Highlights this year once again include the “All-Comers” parade on Saturday, March 5, beginning at noon (from Community High School at 2nd and Campbell), which will be led by an 8 foot “Art Rat” float and 16 foot puppets from the Bread and Puppets Theatre in Vermont.
There are numerous visual artists who will display their works; several from Floyd can be found at the old Twists & Turns space that is now a temporary gallery. Their “Marginally Floyd” show opens with a reception on March 3 from 3-8 pm. “It’s about twice as big [as previous festivals],” said Counihan, “we spent a lot more time thinking about how this festival could reach out into the community.
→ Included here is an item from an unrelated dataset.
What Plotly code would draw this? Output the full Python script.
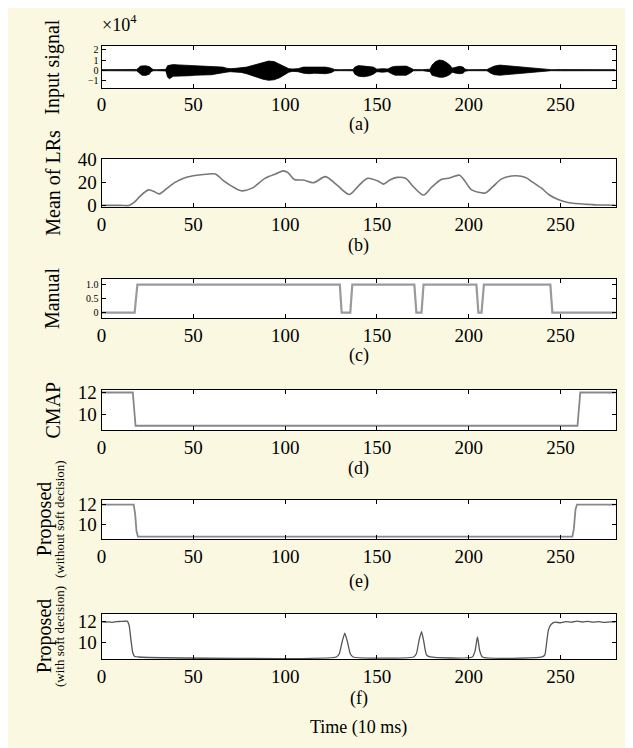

Roanoke College’s Olin Gallery (a juried art show) and the Eleanor D. Wilson Museum at Hollins University are also part of this year’s festival, as is Metropolitan Community Church in southeast Roanoke, which will house works by local artists. “They have a wonderful facility,” said Counihan, who will use it as a community arts center. The Roanoke College show will feature jurors from the Whitney Museum in New York, evaluating the work of regional artists.
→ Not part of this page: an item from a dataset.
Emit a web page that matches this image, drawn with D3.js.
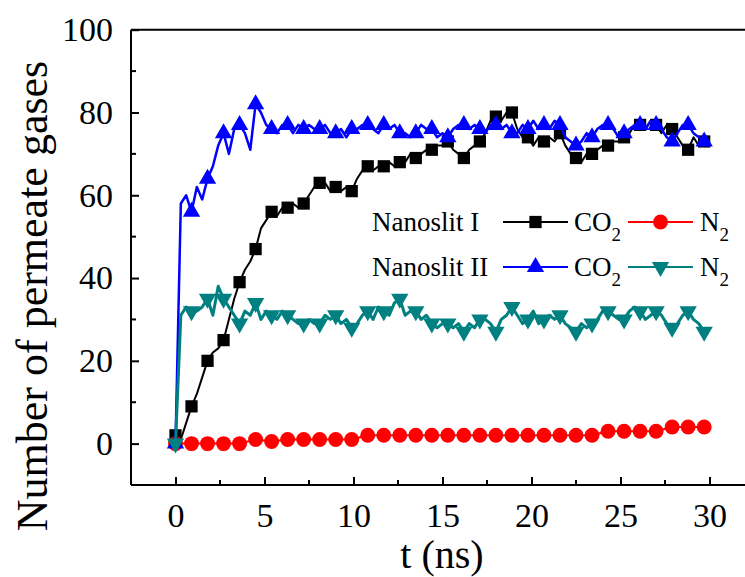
<!DOCTYPE html>
<html>
<head>
<meta charset="utf-8">
<script src="https://cdn.jsdelivr.net/npm/d3@7"></script>
<style>
  html, body { margin: 0; padding: 0; background: #fff; }
  svg { display: block; }
  svg text { font-family: "Liberation Serif", "DejaVu Serif", serif !important; fill: #000; }
</style>
</head>
<body>
<svg id="chart" width="745" height="577"></svg>
<script>
// ---- data (t sampled every 0.3 ns; markers every 3rd sample = 0.9 ns) ----
const DT = 0.3;
const xTicks = [0, 5, 10, 15, 20, 25, 30];
const yTicks = [0, 20, 40, 60, 80, 100];

// Nanoslit I CO2 (black, squares)
const co2I = [2,1,5,9,12,16,20,22,23,25,30,35,39,42,44,47,52,54,56,55,57,57,58,57,58,60,62,63,63,61,62,61,62,61,64,66,67,66,67,67,68,67,68,68,70,69,70,71,71,72,72,73,71,70,69,71,72,73,75,78,79,78,80,80,76,74,74,72,74,73,74,73,75,72,70,69,68,70,70,71,72,72,73,73,74,75,77,77,76,78,77,75,77,76,74,72,71,74,72,73];
// Nanoslit I N2 (red, circles) — one value per marker (0.9 ns)
const n2I = [0,0,0,0,0,1,0.5,1,1,1,1,1,2,2,2,2,2,2,2,2,2,2,2,2,2,2,2,3,3,3,3,4,4,4];
// Nanoslit II CO2 (blue, up triangles)
const co2II = [0,58,60,56,62,59,64,67,72,75,70,76,77,75,71,82,80,77,76,75,77,77,75,77,76,77,76,76,77,75,75,76,74,76,76,77,77,76,75,77,76,77,75,75,74,75,77,76,76,74,75,74,76,77,77,76,77,76,75,77,77,76,77,75,75,77,76,78,76,77,76,78,77,74,73,72,73,75,74,76,77,77,76,74,75,76,77,77,76,78,77,76,74,73,75,77,77,75,74,73];
// Nanoslit II N2 (dark cyan, down triangles)
const n2II = [0,31,33,32,32,33,35,31,38,35,33,31,29,32,31,34,30,32,31,30,32,31,30,29,29,30,29,29,31,30,31,29,30,28,29,31,32,30,33,32,31,34,35,31,32,32,30,31,29,28,29,29,28,29,27,29,28,30,30,29,27,30,31,33,31,29,30,32,29,30,31,30,31,29,28,27,29,28,29,30,32,32,31,30,30,32,33,32,30,31,32,31,29,28,29,31,32,30,29,27];

const legendRows = ["Nanoslit I", "Nanoslit II"];
const gasLabels = ["CO", "N"];

// ---- layout ----
const FONT = "Liberation Serif, DejaVu Serif, serif";
const svg = d3.select("#chart");
const x = d3.scaleLinear().domain([-2.5, 32.5]).range([131, 754]);
const y = d3.scaleLinear().domain([-10, 100]).range([485, 29.7]);

const dense = arr => arr.map((v, i) => [i * DT, v]);
const markersOf = arr => arr.map((v, i) => [i * DT, v]).filter((d, i) => i % 3 === 0);
const sparse = arr => arr.map((v, i) => [i * 0.9, v]);

const series = [
  { line: dense(co2I), marks: markersOf(co2I), color: "#000000", sym: d3.symbolSquare, size: 150, lw: 2 },
  { line: sparse(n2I), marks: sparse(n2I), color: "#ff0000", sym: d3.symbolCircle, size: 175, lw: 2 },
  { line: dense(co2II), marks: markersOf(co2II), color: "#0000ff", sym: d3.symbolTriangle, size: 130, lw: 2.5 },
  { line: dense(n2II), marks: markersOf(n2II), color: "#008080", sym: d3.symbolTriangle, size: 130, lw: 3, flip: true }
];

const lineGen = d3.line().x(d => x(d[0])).y(d => y(d[1]));

const plot = svg.append("g");
series.forEach(s => {
  plot.append("path").datum(s.line)
    .attr("d", lineGen).attr("fill", "none")
    .attr("stroke", s.color).attr("stroke-width", s.lw)
    .attr("stroke-linejoin", "round");
  plot.selectAll(null).data(s.marks).enter().append("path")
    .attr("d", d3.symbol().type(s.sym).size(s.size))
    .attr("transform", d => `translate(${x(d[0])},${y(d[1])})` + (s.flip ? " rotate(180)" : ""))
    .attr("fill", s.color);
});

// ---- axes ----
const axisG = svg.append("g");
const yAxis = d3.axisLeft(y).tickValues(yTicks).tickSize(-8).tickPadding(18).tickFormat(d3.format("d"));
const gy = axisG.append("g").attr("transform", `translate(${x(-2.5)},0)`).call(yAxis)
  .attr("font-family", FONT).attr("font-size", 34);
gy.select(".domain").attr("stroke-width", 2).attr("d", `M0,${y(-10)}V${y(100)}`);
gy.selectAll(".tick line").attr("stroke-width", 2);
gy.selectAll(".tick text").style("font-family", FONT).style("font-size", "34px");

const yMinor = [10, 30, 50, 70, 90];
axisG.selectAll(null).data(yMinor).enter().append("line")
  .attr("x1", x(-2.5)).attr("x2", x(-2.5) + 5)
  .attr("y1", d => y(d)).attr("y2", d => y(d))
  .attr("stroke", "#000").attr("stroke-width", 2);

const xAxis = d3.axisBottom(x).tickValues(xTicks).tickSize(-8).tickPadding(18).tickFormat(d3.format("d"));
const gx = axisG.append("g").attr("transform", `translate(0,${y(-10)})`).call(xAxis)
  .attr("font-family", FONT).attr("font-size", 34);
gx.select(".domain").attr("stroke-width", 2).attr("d", `M${x(-2.5)},0H${x(32.5)}`);
gx.selectAll(".tick line").attr("stroke-width", 2);
gx.selectAll(".tick text").style("font-family", FONT).style("font-size", "34px");

const xMinor = [2.5, 7.5, 12.5, 17.5, 22.5, 27.5];
axisG.selectAll(null).data(xMinor).enter().append("line")
  .attr("x1", d => x(d)).attr("x2", d => x(d))
  .attr("y1", y(-10)).attr("y2", y(-10) - 5)
  .attr("stroke", "#000").attr("stroke-width", 2);

// top frame
axisG.append("line").attr("x1", x(-2.5)).attr("x2", x(32.5))
  .attr("y1", y(100)).attr("y2", y(100)).attr("stroke", "#000").attr("stroke-width", 2);

// axis titles
svg.append("text").attr("x", 442).attr("y", 568).attr("text-anchor", "middle")
  .style("font-family", FONT).style("font-size", "40px").text("t (ns)");
svg.append("text").attr("transform", "translate(47,296) rotate(-90)")
  .attr("text-anchor", "middle").style("font-family", FONT).style("font-size", "44px")
  .text("Number of permeate gases");

// ---- legend ----
const leg = svg.append("g");
const rowY = [222, 267];
const legItems = [
  [series[0], series[1]],
  [series[2], series[3]]
];
legendRows.forEach((name, r) => {
  const yy = rowY[r];
  leg.append("text").attr("x", 372).attr("y", yy + 9)
    .style("font-family", FONT).style("font-size", "27px").text(name);
  const segStarts = [503, 628];
  const textStarts = [574, 700];
  legItems[r].forEach((s, j) => {
    const x0 = segStarts[j], x1 = x0 + 65;
    leg.append("line").attr("x1", x0).attr("x2", x1).attr("y1", yy).attr("y2", yy)
      .attr("stroke", s.color).attr("stroke-width", 2);
    leg.append("path").attr("d", d3.symbol().type(s.sym).size(s.size))
      .attr("transform", `translate(${(x0 + x1) / 2},${yy})` + (s.flip ? " rotate(180)" : ""))
      .attr("fill", s.color);
    const t = leg.append("text").attr("x", textStarts[j]).attr("y", yy + 9)
      .style("font-family", FONT).style("font-size", "27px");
    t.append("tspan").text(gasLabels[j]);
    t.append("tspan").attr("dy", 10).style("font-size", "19px").text("2");
  });
});
</script>
</body>
</html>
The opening night for Marginal Arts also coincides with the monthly Art By Night, which is timely since many of the downtown galleries will be open. An artist’s masquerade and Contra Dance at Fitzpatrick Hall (8-11p.m.) on the 3rd helps kick things off. No Strings attached supplies the music.
The Unicorn Stables Project, labeled as a sci-fi drawing adventure (March 3, 5-9 p.m., 419 Luck Ave.) is “probably one of the more exciting things that’s happened around Roanoke in my view of the art world,” said Counihan, referring to a project curated by recent Hollins graduates.
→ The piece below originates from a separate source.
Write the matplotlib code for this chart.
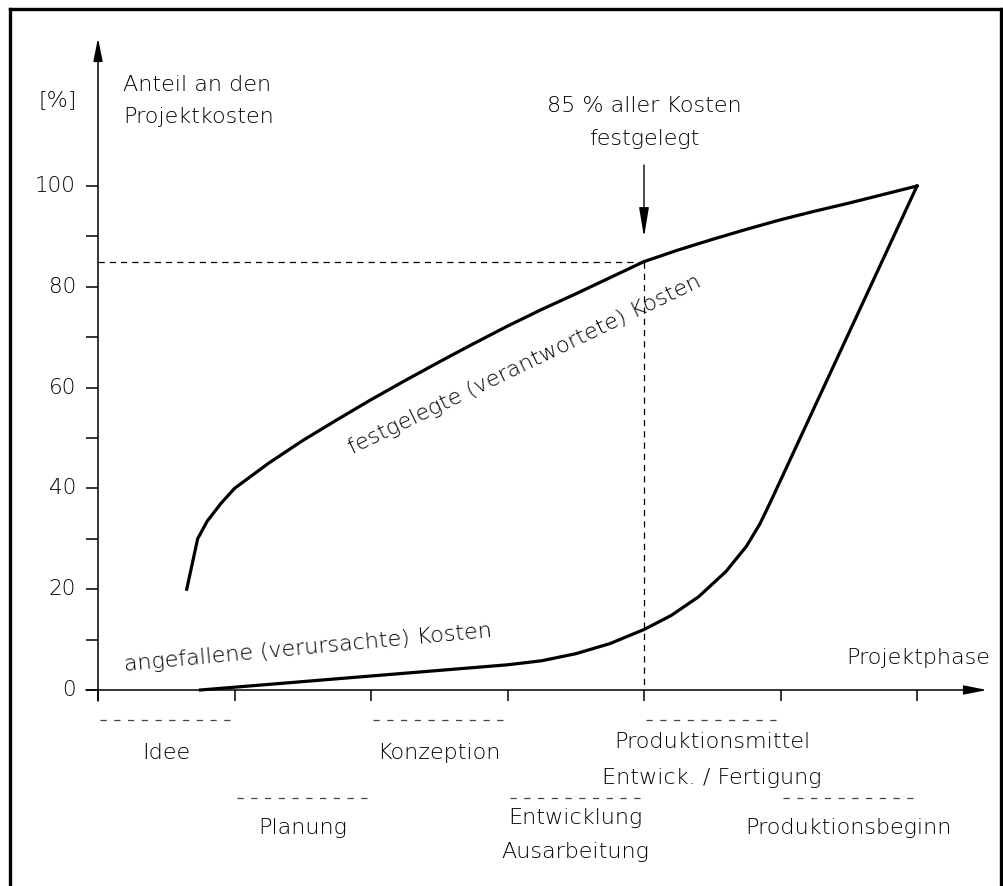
import matplotlib
matplotlib.use("Agg")
import matplotlib.pyplot as plt
from matplotlib.lines import Line2D

# ---------------- data ----------------
fest_x = [0.65, 0.73, 0.80, 0.90, 1.00, 1.25, 1.50, 1.75, 2.00, 2.25, 2.50, 2.75, 3.00,
          3.25, 3.50, 3.75, 4.00, 4.25, 4.50, 4.75, 5.00, 5.25, 5.50, 5.75, 6.00]
fest_y = [20, 30, 33.5, 37, 40, 45, 49.5, 53.6, 57.6, 61.4, 65.1, 68.7, 72.2,
          75.5, 78.6, 81.8, 85, 87.3, 89.4, 91.4, 93.3, 95.0, 96.6, 98.3, 100]

ang_x = [0.75, 3.00, 3.25, 3.50, 3.75, 4.00, 4.20, 4.40, 4.60, 4.75, 4.85, 4.93, 6.00]
ang_y = [0, 5.0, 5.8, 7.2, 9.2, 12.0, 14.8, 18.5, 23.5, 28.5, 33.0, 37.5, 100]

y_major = [0, 20, 40, 60, 80, 100]
y_minor = [10, 30, 50, 70, 90]
x_ticks = [0, 1, 2, 3, 4, 5, 6]

phases_row1 = ["Idee", "Konzeption", ["Produktionsmittel", "Entwick. / Fertigung"]]
phases_row2 = ["Planung", ["Entwicklung", "Ausarbeitung"], "Produktionsbeginn"]

mark_phase = 4
mark_value = 85

# ---------------- figure ----------------
W, H = 1004, 886
fig = plt.figure(figsize=(W / 100, H / 100), dpi=100)
fig.patch.set_facecolor("white")

x0_px, x6_px, y0_px, y100_px = 98, 917, 690, 186
ax = fig.add_axes([x0_px / W, (H - y0_px) / H, (x6_px - x0_px) / W, (y0_px - y100_px) / H])
ax.set_xlim(0, 6)
ax.set_ylim(0, 100)
ax.axis("off")

pxx = (x6_px - x0_px) / 6.0     # px per phase
pxy = (y0_px - y100_px) / 100.0  # px per percent

def dx(px):
    return px / pxx

def dy(px):
    return px / pxy

FONT = dict(family="DejaVu Sans", fontsize=16, color="black", fontweight="light")
TICKFONT = dict(family="DejaVu Sans", fontsize=15.5, color="black", fontweight="light")
LW_AX = 1.1

# frame
def fline(xs, ys, lw=2.4):
    fig.add_artist(Line2D([x / W for x in xs], [1 - y / H for y in ys], lw=lw, color="black",
                          transform=fig.transFigure, solid_capstyle="projecting"))

fline([10, 1001], [9, 9])
fline([10, 10], [9, 890])
fline([1001, 1001], [9, 890])

# axes with arrows
ax.annotate("", xy=(0, dy(y0_px - 38)), xytext=(0, -dy(11)),
            arrowprops=dict(arrowstyle="-|>,head_length=1.0,head_width=0.2", lw=LW_AX, color="black",
                            mutation_scale=14, shrinkA=0, shrinkB=0), annotation_clip=False)
ax.annotate("", xy=(dx(987 - x0_px), 0), xytext=(-dx(12), 0),
            arrowprops=dict(arrowstyle="-|>,head_length=1.0,head_width=0.2", lw=LW_AX, color="black",
                            mutation_scale=14, shrinkA=0, shrinkB=0), annotation_clip=False)

# y ticks
for v in y_major + y_minor:
    ax.plot([-dx(12), 0], [v, v], color="black", lw=LW_AX, clip_on=False, solid_capstyle="butt")
for v in y_major:
    ax.text(-dx(22), v, str(v), ha="right", va="center", **TICKFONT)

# x ticks
for p in x_ticks:
    ax.plot([p, p], [0, -dy(11)], color="black", lw=LW_AX, clip_on=False, solid_capstyle="butt")

# curves
ax.plot(fest_x, fest_y, color="black", lw=2.3, clip_on=False, solid_joinstyle="round")
ax.plot(ang_x, ang_y, color="black", lw=2.3, clip_on=False, solid_joinstyle="round")

# 85% markers
ax.plot([0, mark_phase], [mark_value, mark_value], color="black", lw=0.9, ls=(0, (5, 4)), clip_on=False)
ax.plot([mark_phase, mark_phase], [mark_value, 0], color="black", lw=0.9, ls=(0, (5, 4)), clip_on=False)
ax.annotate("", xy=(mark_phase, dy(y0_px - 237)), xytext=(mark_phase, dy(y0_px - 165)),
            arrowprops=dict(arrowstyle="-|>,head_length=1.8,head_width=0.3", lw=1.0, color="black",
                            mutation_scale=10, shrinkA=0, shrinkB=0), annotation_clip=False)
ax.text(mark_phase, dy(y0_px - 106), "85 % aller Kosten", ha="center", va="center", **FONT)
ax.text(mark_phase, dy(y0_px - 139), "festgelegt", ha="center", va="center", **FONT)

# axis titles
ax.text(-dx(x0_px - 58), dy(y0_px - 100), "[%]", ha="center", va="center", clip_on=False, **FONT)
ax.text(dx(123 - x0_px), dy(y0_px - 85), "Anteil an den", ha="left", va="center", **FONT)
ax.text(dx(123 - x0_px), dy(y0_px - 117), "Projektkosten", ha="left", va="center", **FONT)
ax.text(dx(990 - x0_px), dy(y0_px - 658), "Projektphase", ha="right", va="center", **FONT)

# curve labels
ax.text(dx(525 - x0_px), dy(y0_px - 365), "festgelegte (verantwortete) Kosten", ha="center", va="center",
        rotation=25.7, rotation_mode="anchor", **FONT)
ax.text(dx(125 - x0_px), dy(y0_px - 671), "angefallene (verursachte) Kosten", ha="left", va="baseline",
        rotation=5.3, rotation_mode="anchor", **FONT)

# phase labels below axis
row1_dash_y = -dy(720 - y0_px)
row2_dash_y = -dy(798 - y0_px)
for i, lab in enumerate(phases_row1):
    p = 2 * i
    ax.plot([p + dx(2), p + 1 - dx(2)], [row1_dash_y] * 2, color="#444444", lw=0.9, ls=(0, (5, 6)), clip_on=False)
    if isinstance(lab, list):
        ax.text(p + 0.5, -dy(742 - y0_px), lab[0], ha="center", va="center", **FONT)
        ax.text(p + 0.5, -dy(778 - y0_px), lab[1], ha="center", va="center", **FONT)
    else:
        ax.text(p + 0.5, -dy(753 - y0_px), lab, ha="center", va="center", **FONT)
for i, lab in enumerate(phases_row2):
    p = 2 * i + 1
    ax.plot([p + dx(2), p + 1 - dx(2)], [row2_dash_y] * 2, color="#444444", lw=0.9, ls=(0, (5, 6)), clip_on=False)
    if isinstance(lab, list):
        ax.text(p + 0.5, -dy(818 - y0_px), lab[0], ha="center", va="center", **FONT)
        ax.text(p + 0.5, -dy(852 - y0_px), lab[1], ha="center", va="center", **FONT)
    else:
        ax.text(p + 0.5, -dy(828 - y0_px), lab, ha="center", va="center", **FONT)

fig.savefig("out.png", dpi=100, facecolor="white")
The Taubman Museum gets involved as writer Malcolm Jones discusses his work there on March 4 at noon; Studio Roanoke will offer a play, “And They Dance Real Slow in Jackson.” There are Punch & Judy shows, vaudeville, absurdist street carnivals and the like. Two performance artists from England that travel the world represent “a really big coup,” said Counihan.
The City of Roanoke chipped in with about $6000 this year, “twice as much as in the past,” said Counihan, with much of that going towards marketing expenses. “We [also] have a lot more community partners,” he notes. Next year’s festival may stretch to other neighborhoods in Roanoke and even to Blacksburg.
Counihan is wary of getting too big or too beholden to grants from the city or anyone else, lest the festival stray too far from its roots. Counihan would like to slip in to the background and focus on his own visual art; he hopes that soon someone else will take the ball and run with it when it comes to planning Marginal Arts.
Most of the Marginal Arts events are free although a handful require paid tickets. They can be purchased online, at Jefferson Center, Community High School and the Taubman. A $20 festival “passport” will save patrons some money to those paid events. “It gives a chance to spotlight [artists] that are doing things anyway,” said Counihan of what Marginal Arts is all about, “and they can all be seen in one long weekend. A lot of times [these artists] don’t have a venue … no place where you see this type of thing.”
See the full schedule at marginalarts.com scheduled. The events will be held March 3-8 at various venues in Roanoke and Salem.